I have heard the Minister’s explanation about why she thinks that the amendment is unnecessary and I am inclined to accept her argument.
The daft, sorry, draft guidance—a Freudian slip, perhaps—deals with this issue of what is reasonable. The guidance is quite widely drafted and we need to make sure that, in order to protect senior accounting officers, there is some degree of certainty in the Bill. Guidance notes are helpful, but they change, whereas the law can be changed only with the approval of the House. That is why we have sought, where possible, to make sure that where there are protections, they should be in the Bill and not tucked away in guidance notes that will not receive the full scrutiny that is offered by primary or secondary legislation. While I accept that there is coverage in the guidance notes and I will not be pressing the amendment to a vote, we need to be very careful that, where we are giving some form of protection, it has a bit more standing than simply a note in a draft document.
The aim of amendment 225, identified by the Minister, is to ensure that where somebody is penalised for late filing of a return, they are not doubly penalised in their capacity as a senior accounting officer. There is a risk of multiple fines for the same offence.
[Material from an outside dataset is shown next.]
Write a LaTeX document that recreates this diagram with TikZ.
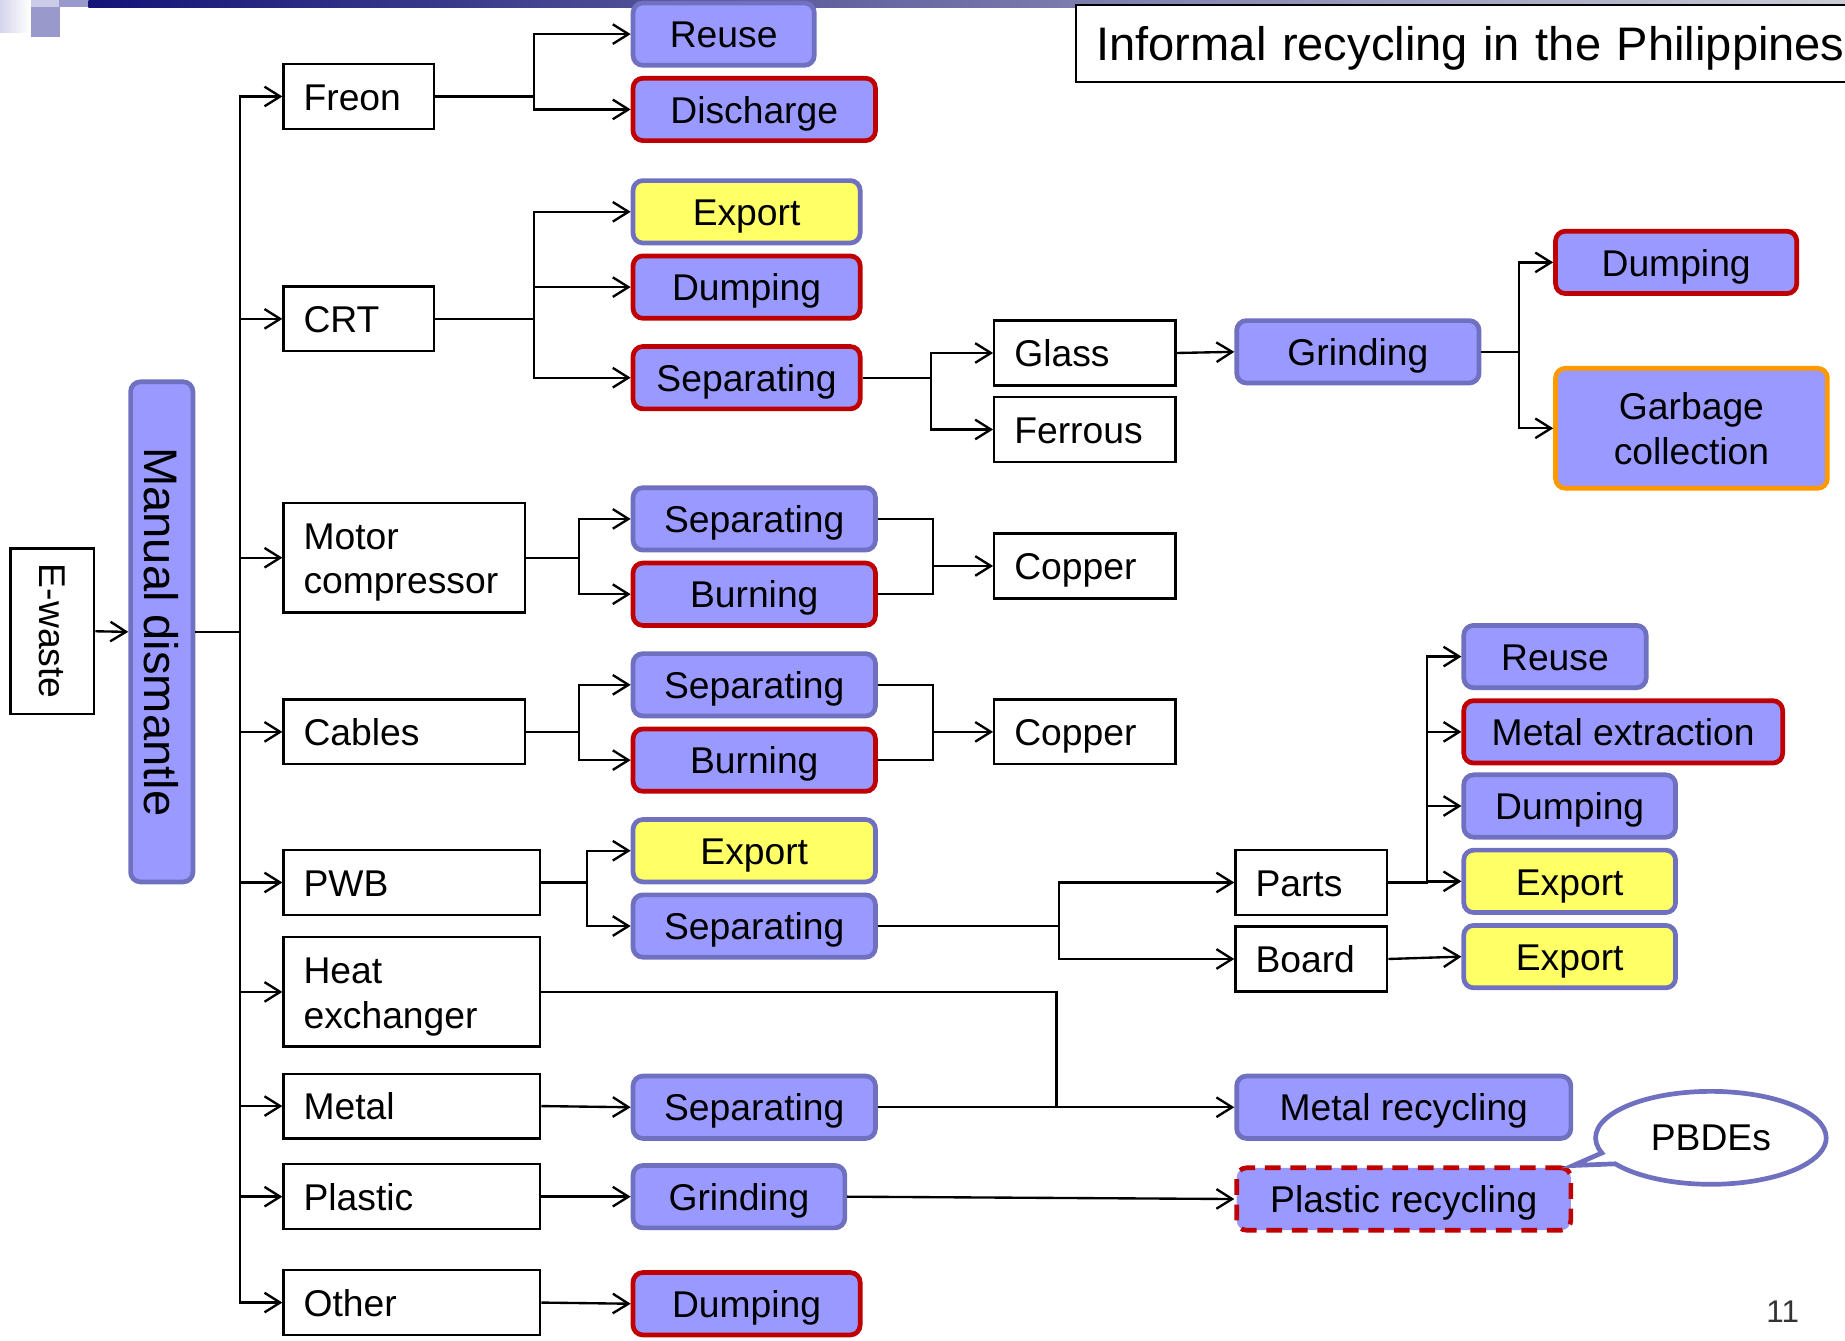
\documentclass[tikz,border=0pt]{standalone}
\usepackage{fontspec}
\setmainfont{Liberation Sans}
\usepackage{xcolor}
\usepackage{tikz}
\usetikzlibrary{arrows.meta}
\usetikzlibrary{shapes.callouts}

\definecolor{procfill}{RGB}{153,153,255}
\definecolor{procblue}{RGB}{112,112,192}
\definecolor{hazred}{RGB}{192,0,0}
\definecolor{expyellow}{RGB}{255,255,102}
\definecolor{garbageorange}{RGB}{255,153,0}
\definecolor{decoedge}{RGB}{212,212,236}
\definecolor{decopale}{RGB}{204,204,234}
\definecolor{decomid}{RGB}{153,153,204}
\definecolor{decodark}{RGB}{20,20,120}
\definecolor{decofade}{RGB}{204,204,214}

\newlength\unitpx
\setlength\unitpx{0.6pt}
\newcommand\boxfont{\fontsize{19}{22.8}\selectfont}
\newcommand\headfont{\fontsize{24}{29}\selectfont}
\newcommand\pagefont{\fontsize{16}{19}\selectfont}

\begin{document}
\begin{tikzpicture}[x=0.6pt, y=-0.6pt, >={Straight Barb[length=8pt,width=10pt]},
  every node/.style={font=\boxfont, text=black},
  link/.style={line width=1.2pt},
  plain/.style={draw, line width=1.2pt, fill=white, anchor=west, minimum height=55\unitpx, inner xsep=17\unitpx, inner ysep=0pt, align=left, text height=14pt, text depth=0pt},
  proc/.style={draw=procblue, line width=2.4pt, fill=procfill, rounded corners=5pt, anchor=west, minimum height=53\unitpx, inner sep=0pt, align=center, text height=14pt, text depth=0pt},
  hazard/.style={proc, draw=hazred},
  exported/.style={proc, fill=expyellow}]

\useasboundingbox (0,0) rectangle (1568,1139);
\clip (0,0) rectangle (1568,1139);

% slide decoration
\shade[left color=decoedge, right color=white] (0,0) rectangle (25.5,28);
\fill[decopale] (26,0) rectangle (50,6);
\fill[decomid] (50,0) rectangle (75,6);
\fill[decomid] (26,6) rectangle (51,31.5);
\shade[left color=decodark, right color=decofade] (75,0) rectangle (1568,6);

\node (title) [draw, line width=1pt, fill=white, anchor=west, minimum height=66\unitpx, text width=700\unitpx, inner xsep=17\unitpx, inner ysep=0pt, align=left, text height=17.5pt, text depth=0pt, font=\headfont] at (914,37) {Informal recycling in the Philippines};

\node (ewaste) [draw, line width=1.2pt, fill=white, rotate=-90, minimum width=141\unitpx, minimum height=71\unitpx] at (44.5,536.5) {E-waste};
\node (manual) [proc, anchor=center, rotate=-90, minimum width=425\unitpx, minimum height=53\unitpx, text height=17.5pt, font=\headfont] at (137.5,537) {Manual dismantle};

% parts taken out by hand
\node (freon) [plain, text width=94\unitpx] at (240,82) {Freon};
\node (crt) [plain, text width=94\unitpx] at (240,271) {CRT};
\node (motor) [plain, text width=171\unitpx, text depth=22.8pt, minimum height=93\unitpx] at (240,474) {Motor\\compressor};
\node (cables) [plain, text width=171\unitpx] at (240,622) {Cables};
\node (pwb) [plain, text width=184\unitpx] at (240,750) {PWB};
\node (heat) [plain, text width=184\unitpx, text depth=22.8pt, minimum height=93\unitpx] at (240,843) {Heat\\exchanger};
\node (metal) [plain, text width=184\unitpx] at (240,940) {Metal};
\node (plastic) [plain, text width=184\unitpx] at (240,1017) {Plastic};
\node (other) [plain, text width=184\unitpx] at (240,1107) {Other};

% first treatment
\node (freon reuse) [proc, minimum width=154\unitpx] at (536,29) {Reuse};
\node (freon discharge) [hazard, minimum width=206\unitpx] at (536,93) {Discharge};
\node (crt export) [exported, minimum width=193\unitpx] at (536,180) {Export};
\node (crt dumping) [hazard, minimum width=193\unitpx] at (536,244) {Dumping};
\node (crt separating) [hazard, minimum width=193\unitpx] at (536,321) {Separating};
\node (motor separating) [proc, minimum width=206\unitpx] at (536,441) {Separating};
\node (motor burning) [hazard, minimum width=206\unitpx] at (536,505) {Burning};
\node (cables separating) [proc, minimum width=206\unitpx] at (536,582) {Separating};
\node (cables burning) [hazard, minimum width=206\unitpx] at (536,646) {Burning};
\node (pwb export) [exported, minimum width=206\unitpx] at (536,723) {Export};
\node (pwb separating) [proc, minimum width=206\unitpx] at (536,787) {Separating};
\node (metal separating) [proc, minimum width=206\unitpx] at (536,941) {Separating};
\node (plastic grinding) [proc, minimum width=180\unitpx] at (536,1017) {Grinding};
\node (other dumping) [hazard, minimum width=193\unitpx] at (536,1108) {Dumping};

% materials
\node (glass) [plain, text width=120\unitpx] at (844,300) {Glass};
\node (ferrous) [plain, text width=120\unitpx] at (844,365) {Ferrous};
\node (motor copper) [plain, text width=120\unitpx] at (844,481) {Copper};
\node (cables copper) [plain, text width=120\unitpx] at (844,622) {Copper};
\node (parts) [plain, text width=95\unitpx] at (1049,750) {Parts};
\node (board) [plain, text width=95\unitpx] at (1049,815) {Board};

\node (glass grinding) [proc, minimum width=206\unitpx] at (1049,299) {Grinding};
\node (metal recycling) [proc, minimum width=284\unitpx] at (1049,941) {Metal recycling};
\node (plastic recycling) [proc, draw=hazred, dashed, dash pattern=on 8pt off 5pt, minimum width=284\unitpx] at (1049,1019) {Plastic recycling};

% end points
\node (glass dumping) [hazard, minimum width=205\unitpx] at (1320,223) {Dumping};
\node (garbage) [proc, draw=garbageorange, text height=, minimum width=231\unitpx, minimum height=102\unitpx] at (1320,364) {Garbage\\collection};
\node (parts reuse) [proc, minimum width=155\unitpx] at (1242,558) {Reuse};
\node (parts extraction) [hazard, minimum width=271\unitpx] at (1242,622) {Metal extraction};
\node (parts dumping) [proc, minimum width=180\unitpx] at (1242,685) {Dumping};
\node (parts export) [exported, minimum width=180\unitpx] at (1242,749) {Export};
\node (board export) [exported, minimum width=180\unitpx] at (1242,813) {Export};

\node (pbdes) [ellipse callout, draw=procblue, line width=2.4pt, fill=white, minimum width=196\unitpx, minimum height=79\unitpx, inner sep=0pt, callout absolute pointer={(plastic recycling.north east)}] at (1454,967) {PBDEs};

\node (page number) [font=\pagefont, text=black!80] at (1515,1115) {11};

\coordinate (motor join) at (793,481);
\coordinate (cables join) at (793,622);
\coordinate (heat join) at (898,941);

\draw [link, ->] (ewaste.north) -- (manual.south);

\draw [link, ->] (manual.north) -- ++(38,0) |- (freon.west);
\draw [link, ->] (manual.north) -- ++(38,0) |- (crt.west);
\draw [link, ->] (manual.north) -- ++(38,0) |- (motor.west);
\draw [link, ->] (manual.north) -- ++(38,0) |- (cables.west);
\draw [link, ->] (manual.north) -- ++(38,0) |- (pwb.west);
\draw [link, ->] (manual.north) -- ++(38,0) |- (heat.west);
\draw [link, ->] (manual.north) -- ++(38,0) |- (metal.west);
\draw [link, ->] (manual.north) -- ++(38,0) |- (plastic.west);
\draw [link, ->] (manual.north) -- ++(38,0) |- (other.west);

\draw [link, ->] (freon.east) -- ++(84,0) |- (freon reuse.west);
\draw [link, ->] (freon.east) -- ++(84,0) |- (freon discharge.west);

\draw [link, ->] (crt.east) -- ++(84,0) |- (crt export.west);
\draw [link, ->] (crt.east) -- ++(84,0) |- (crt dumping.west);
\draw [link, ->] (crt.east) -- ++(84,0) |- (crt separating.west);
\draw [link, ->] (crt separating.east) -- ++(58,0) |- (glass.west);
\draw [link, ->] (crt separating.east) -- ++(58,0) |- (ferrous.west);
\draw [link, ->] (glass.east) -- (glass grinding.west);
\draw [link, ->] (glass grinding.east) -- ++(32,0) |- (glass dumping.west);
\draw [link, ->] (glass grinding.east) -- ++(32,0) |- (garbage.west);

\draw [link, ->] (motor.east) -- ++(45,0) |- (motor separating.west);
\draw [link, ->] (motor.east) -- ++(45,0) |- (motor burning.west);
\draw [link] (motor separating.east) -| (motor join);
\draw [link] (motor burning.east) -| (motor join);
\draw [link, ->] (motor join) -- (motor copper.west);

\draw [link, ->] (cables.east) -- ++(45,0) |- (cables separating.west);
\draw [link, ->] (cables.east) -- ++(45,0) |- (cables burning.west);
\draw [link] (cables separating.east) -| (cables join);
\draw [link] (cables burning.east) -| (cables join);
\draw [link, ->] (cables join) -- (cables copper.west);

\draw [link, ->] (pwb.east) -- ++(39,0) |- (pwb export.west);
\draw [link, ->] (pwb.east) -- ++(39,0) |- (pwb separating.west);
\draw [link, ->] (pwb separating.east) -- ++(154,0) |- (parts.west);
\draw [link, ->] (pwb separating.east) -- ++(154,0) |- (board.west);
\draw [link, ->] (parts.east) -- ++(33,0) |- (parts reuse.west);
\draw [link, ->] (parts.east) -- ++(33,0) |- (parts extraction.west);
\draw [link, ->] (parts.east) -- ++(33,0) |- (parts dumping.west);
\draw [link, ->] (parts.east) -- ++(33,0) |- (parts export.west);
\draw [link, ->] (board.east) -- (board export.west);

\draw [link] (heat.east) -| (heat join);
\draw [link, ->] (metal.east) -- (metal separating.west);
\draw [link, ->] (metal separating.east) -- (metal recycling.west);
\draw [link, ->] (plastic.east) -- (plastic grinding.west);
\draw [link, ->] (plastic grinding.east) -- (plastic recycling.west);
\draw [link, ->] (other.east) -- (other dumping.west);

\end{tikzpicture}
\end{document}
I am not sure whether to push this much further with the Minister. It is important that there are penalties in place, but the fact that someone could be fined for the same thing twice would not strike people as particularly fair. We would need to be careful about the circumstances in which such penalties are levied. I accept the point about personal responsibility—there is a gap opening up between the personal responsibility of an accounting officer and the corporate responsibility of a business—but we need to be make sure that we do not lose sight of the fairness issue in the drive to tighten up responsibility for accounting.